Written instruction. Skip every image and restate the data word for word.

Data extract.

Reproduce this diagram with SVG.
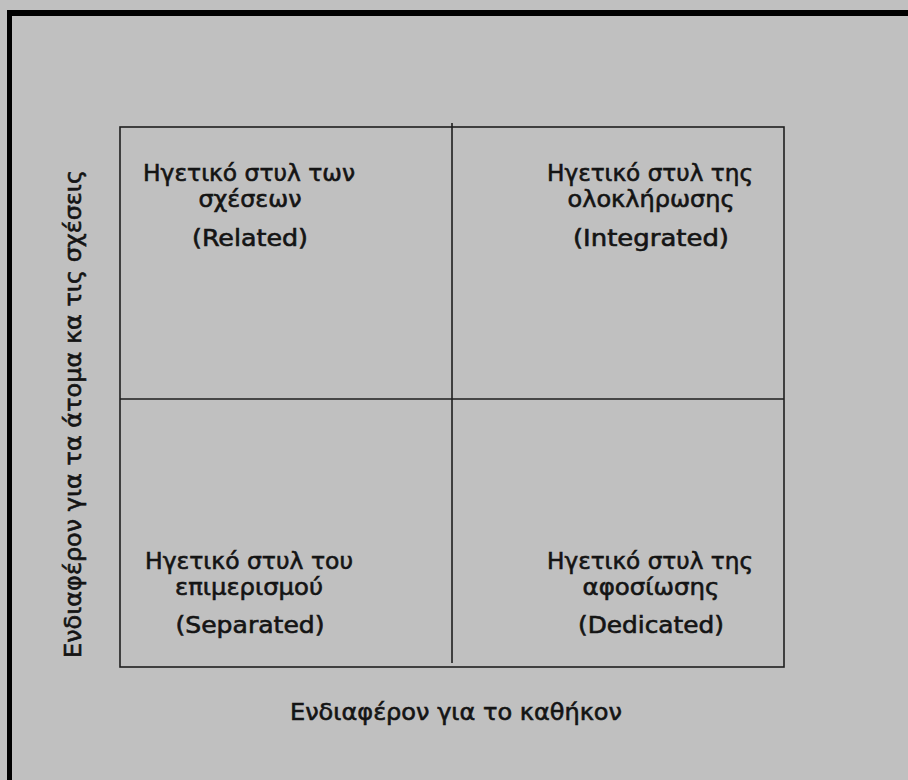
<svg xmlns="http://www.w3.org/2000/svg" width="908" height="780" viewBox="0 0 908 780">
  <style>
    .lbl { font-family: "DejaVu Sans", "Liberation Sans", sans-serif; font-size: 23px; fill: #141414; stroke: #141414; stroke-width: 0.6; text-anchor: middle; }
    .grid { stroke: #1e1e1e; stroke-width: 1.6; fill: none; }
    .frame { stroke: #000; fill: none; }
  </style>

  <!-- background panel -->
  <rect x="0" y="0" width="908" height="780" fill="#c0c0c0"/>

  <!-- thick frame on the top and left edges -->
  <g id="frame">
    <line class="frame" x1="9.5" y1="10" x2="9.5" y2="780" stroke-width="5"/>
    <line class="frame" x1="7" y1="13" x2="908" y2="13" stroke-width="6"/>
  </g>

  <!-- quadrant grid -->
  <g id="connectors">
    <rect class="grid" x="120" y="127" width="664" height="540"/>
    <line class="grid" x1="120" y1="399" x2="784" y2="399"/>
    <line class="grid" x1="452" y1="123" x2="452" y2="663"/>
  </g>

  <g id="related">
    <text class="lbl" x="249" y="181" textLength="212" lengthAdjust="spacingAndGlyphs">Ηγετικό στυλ των</text>
    <text class="lbl" x="250" y="207" textLength="103" lengthAdjust="spacingAndGlyphs">σχέσεων</text>
    <text class="lbl" x="250" y="246" textLength="116" lengthAdjust="spacingAndGlyphs">(Related)</text>
  </g>

  <g id="integrated">
    <text class="lbl" x="650" y="181" textLength="206" lengthAdjust="spacingAndGlyphs">Ηγετικό στυλ της</text>
    <text class="lbl" x="651" y="207" textLength="167" lengthAdjust="spacingAndGlyphs">ολοκλήρωσης</text>
    <text class="lbl" x="651" y="246" textLength="156" lengthAdjust="spacingAndGlyphs">(Integrated)</text>
  </g>

  <g id="separated">
    <text class="lbl" x="249" y="569" textLength="208" lengthAdjust="spacingAndGlyphs">Ηγετικό στυλ του</text>
    <text class="lbl" x="249" y="595" textLength="148" lengthAdjust="spacingAndGlyphs">επιμερισμού</text>
    <text class="lbl" x="250" y="633" textLength="149" lengthAdjust="spacingAndGlyphs">(Separated)</text>
  </g>

  <g id="dedicated">
    <text class="lbl" x="650" y="569" textLength="206" lengthAdjust="spacingAndGlyphs">Ηγετικό στυλ της</text>
    <text class="lbl" x="651" y="595" textLength="137" lengthAdjust="spacingAndGlyphs">αφοσίωσης</text>
    <text class="lbl" x="651" y="633" textLength="146" lengthAdjust="spacingAndGlyphs">(Dedicated)</text>
  </g>

  <!-- axis titles -->
  <g id="axis-x">
    <text class="lbl" x="456" y="720" textLength="332" lengthAdjust="spacingAndGlyphs">Ενδιαφέρον για το καθήκον</text>
  </g>
  <g id="axis-y">
    <text class="lbl" transform="translate(81,414) rotate(-90)" x="0" y="0" textLength="488" lengthAdjust="spacingAndGlyphs">Ενδιαφέρον για τα άτομα κα τις σχέσεις</text>
  </g>
</svg>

Result of the task.
Reproduce this diagram with SVG.
<svg xmlns="http://www.w3.org/2000/svg" width="908" height="780" viewBox="0 0 908 780">
  <style>
    .lbl { font-family: "DejaVu Sans", "Liberation Sans", sans-serif; font-size: 23px; fill: #141414; stroke: #141414; stroke-width: 0.6; text-anchor: middle; }
    .grid { stroke: #1e1e1e; stroke-width: 1.6; fill: none; }
    .frame { stroke: #000; fill: none; }
  </style>

  <!-- background panel -->
  <rect x="0" y="0" width="908" height="780" fill="#c0c0c0"/>

  <!-- thick frame on the top and left edges -->
  <g id="frame">
    <line class="frame" x1="9.5" y1="10" x2="9.5" y2="780" stroke-width="5"/>
    <line class="frame" x1="7" y1="13" x2="908" y2="13" stroke-width="6"/>
  </g>

  <!-- quadrant grid -->
  <g id="connectors">
    <rect class="grid" x="120" y="127" width="664" height="540"/>
    <line class="grid" x1="120" y1="399" x2="784" y2="399"/>
    <line class="grid" x1="452" y1="123" x2="452" y2="663"/>
  </g>

  <g id="related">
    <text class="lbl" x="249" y="181" textLength="212" lengthAdjust="spacingAndGlyphs">Ηγετικό στυλ των</text>
    <text class="lbl" x="250" y="207" textLength="103" lengthAdjust="spacingAndGlyphs">σχέσεων</text>
    <text class="lbl" x="250" y="246" textLength="116" lengthAdjust="spacingAndGlyphs">(Related)</text>
  </g>

  <g id="integrated">
    <text class="lbl" x="650" y="181" textLength="206" lengthAdjust="spacingAndGlyphs">Ηγετικό στυλ της</text>
    <text class="lbl" x="651" y="207" textLength="167" lengthAdjust="spacingAndGlyphs">ολοκλήρωσης</text>
    <text class="lbl" x="651" y="246" textLength="156" lengthAdjust="spacingAndGlyphs">(Integrated)</text>
  </g>

  <g id="separated">
    <text class="lbl" x="249" y="569" textLength="208" lengthAdjust="spacingAndGlyphs">Ηγετικό στυλ του</text>
    <text class="lbl" x="249" y="595" textLength="148" lengthAdjust="spacingAndGlyphs">επιμερισμού</text>
    <text class="lbl" x="250" y="633" textLength="149" lengthAdjust="spacingAndGlyphs">(Separated)</text>
  </g>

  <g id="dedicated">
    <text class="lbl" x="650" y="569" textLength="206" lengthAdjust="spacingAndGlyphs">Ηγετικό στυλ της</text>
    <text class="lbl" x="651" y="595" textLength="137" lengthAdjust="spacingAndGlyphs">αφοσίωσης</text>
    <text class="lbl" x="651" y="633" textLength="146" lengthAdjust="spacingAndGlyphs">(Dedicated)</text>
  </g>

  <!-- axis titles -->
  <g id="axis-x">
    <text class="lbl" x="456" y="720" textLength="332" lengthAdjust="spacingAndGlyphs">Ενδιαφέρον για το καθήκον</text>
  </g>
  <g id="axis-y">
    <text class="lbl" transform="translate(81,414) rotate(-90)" x="0" y="0" textLength="488" lengthAdjust="spacingAndGlyphs">Ενδιαφέρον για τα άτομα κα τις σχέσεις</text>
  </g>
</svg>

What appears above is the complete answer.